A basic view of a harddrive is given on the left. As the tracks shift outwards from the centre more data can be stored per track.

Disk Operation[]

Wait Time: Process has to wait to be given access to device. Then it must wait for an appropriate I/O channel to become freee

Access Time: Disk requires time to position the head correctly, seek time. It then needs to wait for the disk to spin to the right location, rotational delay.

Transfer Time: It takes time to write and read data from the head.

Timing[]

Seek time = start up time, movement time, settling time. Seek time is the dominating factor in access time.

Rotational Delay = Average = 60/RPM/2

Track Patterns[]

Skew: When readin/writing sequentially the arm may miss the start of the enxt track as the arm must seek inwards or outwards. To avoid this the tracks are often skewed to account for the time it takes for the arm to move outwards. This ensures that there is not an extra rotation when writing sequentially.

Interlacing: It can take time to read the data then receive the next request for the following block. To over come this data maybe interlaced. See diagram below for single and double interlacing. Modern disks although will usually just read the whole track and cache the contents.

Arm Algorithms[]

Seek time is biggest contributer to access times, this should be reduced.
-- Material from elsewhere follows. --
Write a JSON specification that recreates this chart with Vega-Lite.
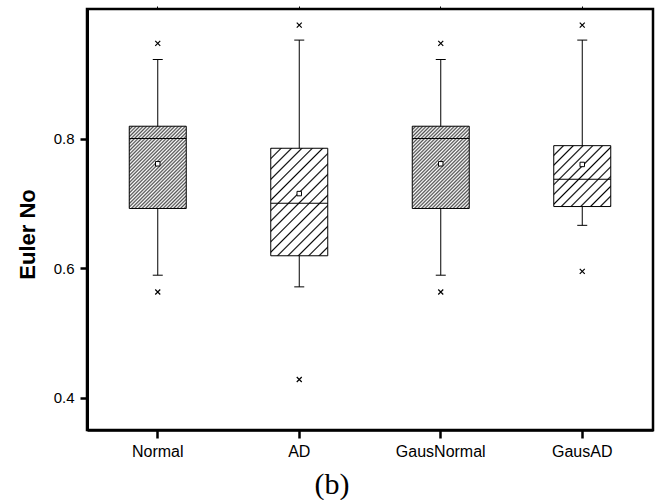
{
  "$schema": "https://vega.github.io/schema/vega-lite/v6.json",
  "width": 566,
  "height": 421,
  "autosize": {"type": "none"},
  "padding": {"left": 87, "top": 9, "right": 4, "bottom": 70},
  "background": "white",
  "title": {
    "text": "(b)",
    "orient": "bottom",
    "anchor": "middle",
    "font": "Liberation Serif",
    "fontSize": 30,
    "fontWeight": "normal",
    "color": "black",
    "dx": -38,
    "offset": 11
  },
  "datasets": {
    "stats": [
      {"group": "Normal", "lower": 0.589, "q1": 0.692, "median": 0.800, "q3": 0.819, "upper": 0.922, "mean": 0.761},
      {"group": "AD", "lower": 0.571, "q1": 0.619, "median": 0.700, "q3": 0.785, "upper": 0.952, "mean": 0.715},
      {"group": "GausNormal", "lower": 0.589, "q1": 0.692, "median": 0.800, "q3": 0.819, "upper": 0.922, "mean": 0.761},
      {"group": "GausAD", "lower": 0.666, "q1": 0.695, "median": 0.737, "q3": 0.789, "upper": 0.952, "mean": 0.760}
    ],
    "outliers": [
      {"group": "Normal", "value": 0.947},
      {"group": "Normal", "value": 0.563},
      {"group": "AD", "value": 0.975},
      {"group": "AD", "value": 0.428},
      {"group": "GausNormal", "value": 0.947},
      {"group": "GausNormal", "value": 0.563},
      {"group": "GausAD", "value": 0.975},
      {"group": "GausAD", "value": 0.595}
    ]
  },
  "resolve": {"axis": {"x": "independent", "y": "independent"}},
  "layer": [
    {
      "data": {"name": "stats"},
      "mark": {"type": "rule", "color": "black", "strokeWidth": 1},
      "encoding": {
        "x": {
          "field": "group", "type": "nominal",
          "scale": {"domain": ["Normal", "AD", "GausNormal", "GausAD"], "paddingInner": 0, "paddingOuter": 0},
          "axis": {
            "orient": "bottom", "title": null, "labelAngle": 0, "labelFontSize": 16,
            "labelPadding": 5, "tickSize": 8, "tickWidth": 2.5, "domainWidth": 2.5, "grid": false
          }
        },
        "y": {
          "field": "lower", "type": "quantitative",
          "scale": {"domain": [0.35, 1.0], "zero": false, "nice": false},
          "axis": {
            "values": [0.4, 0.6, 0.8], "format": ".1f", "title": "Euler No",
            "labelFontSize": 15, "labelPadding": 6,
            "tickSize": 7, "tickWidth": 2.5, "domainWidth": 3, "grid": false,
            "titleFontSize": 22, "titleFontWeight": "bold",
            "titleAngle": 270, "titleAlign": "center", "titleBaseline": "alphabetic",
            "titleX": -53, "titleY": 225
          }
        },
        "y2": {"field": "upper"}
      }
    },
    {
      "data": {"name": "stats"},
      "mark": {"type": "tick", "color": "black", "thickness": 1, "size": 10, "opacity": 1},
      "encoding": {
        "x": {"field": "group", "type": "nominal", "axis": null},
        "y": {"field": "lower", "type": "quantitative", "axis": null}
      }
    },
    {
      "data": {"name": "stats"},
      "mark": {"type": "tick", "color": "black", "thickness": 1, "size": 10, "opacity": 1},
      "encoding": {
        "x": {"field": "group", "type": "nominal", "axis": null},
        "y": {"field": "upper", "type": "quantitative", "axis": null}
      }
    },
    {
      "data": {"name": "stats"},
      "transform": [{"filter": "datum.group === 'Normal' || datum.group === 'GausNormal'"}],
      "mark": {
        "type": "bar", "width": 57, "stroke": "black", "strokeWidth": 1, "opacity": 1,
        "fill": {
          "gradient": "linear", "x1": 0, "y1": 0, "x2": 1, "y2": 1.443,
          "stops": [
            {"offset": 0.00, "color": "#505050"}, {"offset": 0.01, "color": "white"},
            {"offset": 0.02, "color": "#505050"}, {"offset": 0.03, "color": "white"},
            {"offset": 0.04, "color": "#505050"}, {"offset": 0.05, "color": "white"},
            {"offset": 0.06, "color": "#505050"}, {"offset": 0.07, "color": "white"},
            {"offset": 0.08, "color": "#505050"}, {"offset": 0.09, "color": "white"},
            {"offset": 0.10, "color": "#505050"}, {"offset": 0.11, "color": "white"},
            {"offset": 0.12, "color": "#505050"}, {"offset": 0.13, "color": "white"},
            {"offset": 0.14, "color": "#505050"}, {"offset": 0.15, "color": "white"},
            {"offset": 0.16, "color": "#505050"}, {"offset": 0.17, "color": "white"},
            {"offset": 0.18, "color": "#505050"}, {"offset": 0.19, "color": "white"},
            {"offset": 0.20, "color": "#505050"}, {"offset": 0.21, "color": "white"},
            {"offset": 0.22, "color": "#505050"}, {"offset": 0.23, "color": "white"},
            {"offset": 0.24, "color": "#505050"}, {"offset": 0.25, "color": "white"},
            {"offset": 0.26, "color": "#505050"}, {"offset": 0.27, "color": "white"},
            {"offset": 0.28, "color": "#505050"}, {"offset": 0.29, "color": "white"},
            {"offset": 0.30, "color": "#505050"}, {"offset": 0.31, "color": "white"},
            {"offset": 0.32, "color": "#505050"}, {"offset": 0.33, "color": "white"},
            {"offset": 0.34, "color": "#505050"}, {"offset": 0.35, "color": "white"},
            {"offset": 0.36, "color": "#505050"}, {"offset": 0.37, "color": "white"},
            {"offset": 0.38, "color": "#505050"}, {"offset": 0.39, "color": "white"},
            {"offset": 0.40, "color": "#505050"}, {"offset": 0.41, "color": "white"},
            {"offset": 0.42, "color": "#505050"}, {"offset": 0.43, "color": "white"},
            {"offset": 0.44, "color": "#505050"}, {"offset": 0.45, "color": "white"},
            {"offset": 0.46, "color": "#505050"}, {"offset": 0.47, "color": "white"},
            {"offset": 0.48, "color": "#505050"}, {"offset": 0.49, "color": "white"},
            {"offset": 0.50, "color": "#505050"}, {"offset": 0.51, "color": "white"},
            {"offset": 0.52, "color": "#505050"}, {"offset": 0.53, "color": "white"},
            {"offset": 0.54, "color": "#505050"}, {"offset": 0.55, "color": "white"},
            {"offset": 0.56, "color": "#505050"}, {"offset": 0.57, "color": "white"},
            {"offset": 0.58, "color": "#505050"}, {"offset": 0.59, "color": "white"},
            {"offset": 0.60, "color": "#505050"}, {"offset": 0.61, "color": "white"},
            {"offset": 0.62, "color": "#505050"}, {"offset": 0.63, "color": "white"},
            {"offset": 0.64, "color": "#505050"}, {"offset": 0.65, "color": "white"},
            {"offset": 0.66, "color": "#505050"}, {"offset": 0.67, "color": "white"},
            {"offset": 0.68, "color": "#505050"}, {"offset": 0.69, "color": "white"},
            {"offset": 0.70, "color": "#505050"}, {"offset": 0.71, "color": "white"},
            {"offset": 0.72, "color": "#505050"}, {"offset": 0.73, "color": "white"},
            {"offset": 0.74, "color": "#505050"}, {"offset": 0.75, "color": "white"},
            {"offset": 0.76, "color": "#505050"}, {"offset": 0.77, "color": "white"},
            {"offset": 0.78, "color": "#505050"}, {"offset": 0.79, "color": "white"},
            {"offset": 0.80, "color": "#505050"}
          ]
        }
      },
      "encoding": {
        "x": {"field": "group", "type": "nominal", "axis": null},
        "y": {"field": "q1", "type": "quantitative", "axis": null},
        "y2": {"field": "q3"}
      }
    },
    {
      "data": {"name": "stats"},
      "transform": [{"filter": "datum.group === 'AD'"}],
      "mark": {
        "type": "bar", "width": 57, "stroke": "black", "strokeWidth": 1, "opacity": 1,
        "fill": {
          "gradient": "linear", "x1": 0, "y1": 0, "x2": 1, "y2": 1.886,
          "stops": [
            {"offset": 0.000, "color": "black"}, {"offset": 0.006, "color": "white"}, {"offset": 0.034, "color": "white"},
            {"offset": 0.040, "color": "black"}, {"offset": 0.046, "color": "white"}, {"offset": 0.074, "color": "white"},
            {"offset": 0.080, "color": "black"}, {"offset": 0.086, "color": "white"}, {"offset": 0.114, "color": "white"},
            {"offset": 0.120, "color": "black"}, {"offset": 0.126, "color": "white"}, {"offset": 0.154, "color": "white"},
            {"offset": 0.160, "color": "black"}, {"offset": 0.166, "color": "white"}, {"offset": 0.194, "color": "white"},
            {"offset": 0.200, "color": "black"}, {"offset": 0.206, "color": "white"}, {"offset": 0.234, "color": "white"},
            {"offset": 0.240, "color": "black"}, {"offset": 0.246, "color": "white"}, {"offset": 0.274, "color": "white"},
            {"offset": 0.280, "color": "black"}, {"offset": 0.286, "color": "white"}, {"offset": 0.314, "color": "white"},
            {"offset": 0.320, "color": "black"}, {"offset": 0.326, "color": "white"}, {"offset": 0.354, "color": "white"},
            {"offset": 0.360, "color": "black"}, {"offset": 0.366, "color": "white"}, {"offset": 0.394, "color": "white"},
            {"offset": 0.400, "color": "black"}, {"offset": 0.406, "color": "white"}, {"offset": 0.434, "color": "white"},
            {"offset": 0.440, "color": "black"}, {"offset": 0.446, "color": "white"}, {"offset": 0.474, "color": "white"},
            {"offset": 0.480, "color": "black"}, {"offset": 0.486, "color": "white"}, {"offset": 0.514, "color": "white"},
            {"offset": 0.520, "color": "black"}, {"offset": 0.526, "color": "white"}, {"offset": 0.554, "color": "white"},
            {"offset": 0.560, "color": "black"}, {"offset": 0.566, "color": "white"}, {"offset": 0.594, "color": "white"},
            {"offset": 0.600, "color": "black"}, {"offset": 0.606, "color": "white"}, {"offset": 0.634, "color": "white"},
            {"offset": 0.640, "color": "black"}, {"offset": 0.646, "color": "white"}
          ]
        }
      },
      "encoding": {
        "x": {"field": "group", "type": "nominal", "axis": null},
        "y": {"field": "q1", "type": "quantitative", "axis": null},
        "y2": {"field": "q3"}
      }
    },
    {
      "data": {"name": "stats"},
      "transform": [{"filter": "datum.group === 'GausAD'"}],
      "mark": {
        "type": "bar", "width": 57, "stroke": "black", "strokeWidth": 1, "opacity": 1,
        "fill": {
          "gradient": "linear", "x1": 0, "y1": 0, "x2": 1, "y2": 1.068,
          "stops": [
            {"offset": 0.000, "color": "black"}, {"offset": 0.013, "color": "white"}, {"offset": 0.067, "color": "white"},
            {"offset": 0.080, "color": "black"}, {"offset": 0.093, "color": "white"}, {"offset": 0.147, "color": "white"},
            {"offset": 0.160, "color": "black"}, {"offset": 0.173, "color": "white"}, {"offset": 0.227, "color": "white"},
            {"offset": 0.240, "color": "black"}, {"offset": 0.253, "color": "white"}, {"offset": 0.307, "color": "white"},
            {"offset": 0.320, "color": "black"}, {"offset": 0.333, "color": "white"}, {"offset": 0.387, "color": "white"},
            {"offset": 0.400, "color": "black"}, {"offset": 0.413, "color": "white"}, {"offset": 0.467, "color": "white"},
            {"offset": 0.480, "color": "black"}, {"offset": 0.493, "color": "white"}, {"offset": 0.547, "color": "white"},
            {"offset": 0.560, "color": "black"}, {"offset": 0.573, "color": "white"}, {"offset": 0.627, "color": "white"},
            {"offset": 0.640, "color": "black"}, {"offset": 0.653, "color": "white"}, {"offset": 0.707, "color": "white"},
            {"offset": 0.720, "color": "black"}, {"offset": 0.733, "color": "white"}, {"offset": 0.787, "color": "white"},
            {"offset": 0.800, "color": "black"}, {"offset": 0.813, "color": "white"}, {"offset": 0.867, "color": "white"},
            {"offset": 0.880, "color": "black"}, {"offset": 0.893, "color": "white"}, {"offset": 0.947, "color": "white"},
            {"offset": 0.960, "color": "black"}, {"offset": 0.973, "color": "white"}
          ]
        }
      },
      "encoding": {
        "x": {"field": "group", "type": "nominal", "axis": null},
        "y": {"field": "q1", "type": "quantitative", "axis": null},
        "y2": {"field": "q3"}
      }
    },
    {
      "data": {"name": "stats"},
      "mark": {"type": "tick", "color": "black", "thickness": 1, "size": 57, "opacity": 1},
      "encoding": {
        "x": {"field": "group", "type": "nominal", "axis": null},
        "y": {"field": "median", "type": "quantitative", "axis": null}
      }
    },
    {
      "data": {"name": "stats"},
      "mark": {"type": "point", "shape": "square", "size": 20, "filled": true, "fill": "white", "stroke": "black", "strokeWidth": 1, "opacity": 1},
      "encoding": {
        "x": {"field": "group", "type": "nominal", "axis": null},
        "y": {"field": "mean", "type": "quantitative", "axis": null}
      }
    },
    {
      "data": {"name": "outliers"},
      "mark": {"type": "point", "shape": "M-1,-1L1,1M1,-1L-1,1", "size": 25, "filled": false, "stroke": "black", "strokeWidth": 1.2, "opacity": 1},
      "encoding": {
        "x": {
          "field": "group", "type": "nominal",
          "axis": {"orient": "top", "labels": false, "domain": false, "title": null, "tickSize": 3, "tickWidth": 1, "grid": false}
        },
        "y": {"field": "value", "type": "quantitative", "axis": null}
      }
    }
  ],
  "config": {
    "view": {"stroke": "black", "strokeWidth": 2.5},
    "axis": {
      "labelFont": "Liberation Sans", "titleFont": "Liberation Sans",
      "labelColor": "black", "titleColor": "black",
      "domainColor": "black", "tickColor": "black", "grid": false
    }
  }
}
For a single disk there will be at any one time a number of requests, processing them in the random order they arrive will negatively effect performance. If we schedule them correctly we can avoid seeking around the disk more than necessary.

FIFO

This strategy is fine if the data requested is from a small number of processes accessing sequential files. Otherwise it quickly deteriorates into random. It will never lead to starvation though.

Shortest Seek Time First

Performs substantially better than FIFO with many processes as it reduces the seek time dramatically. Although it can lead to starvation with some requests never progressing as they are away from the hub of disk activit.y

Elevator (SCAN)

Process requests in an acceding track order, from the middle to the outter edge. Only move the head in one direction until it reaches last track then move in opposite direction. Aimed to avoid starvation and performs better than FIFO but worst than shortest seek time. It makes poor use of sequential files on the down scan as it will require more rotations.

Modified Elevator (CSCAN)

Like elevator but only reads in one direciton. Better locality on sequential reads and read ahead cache.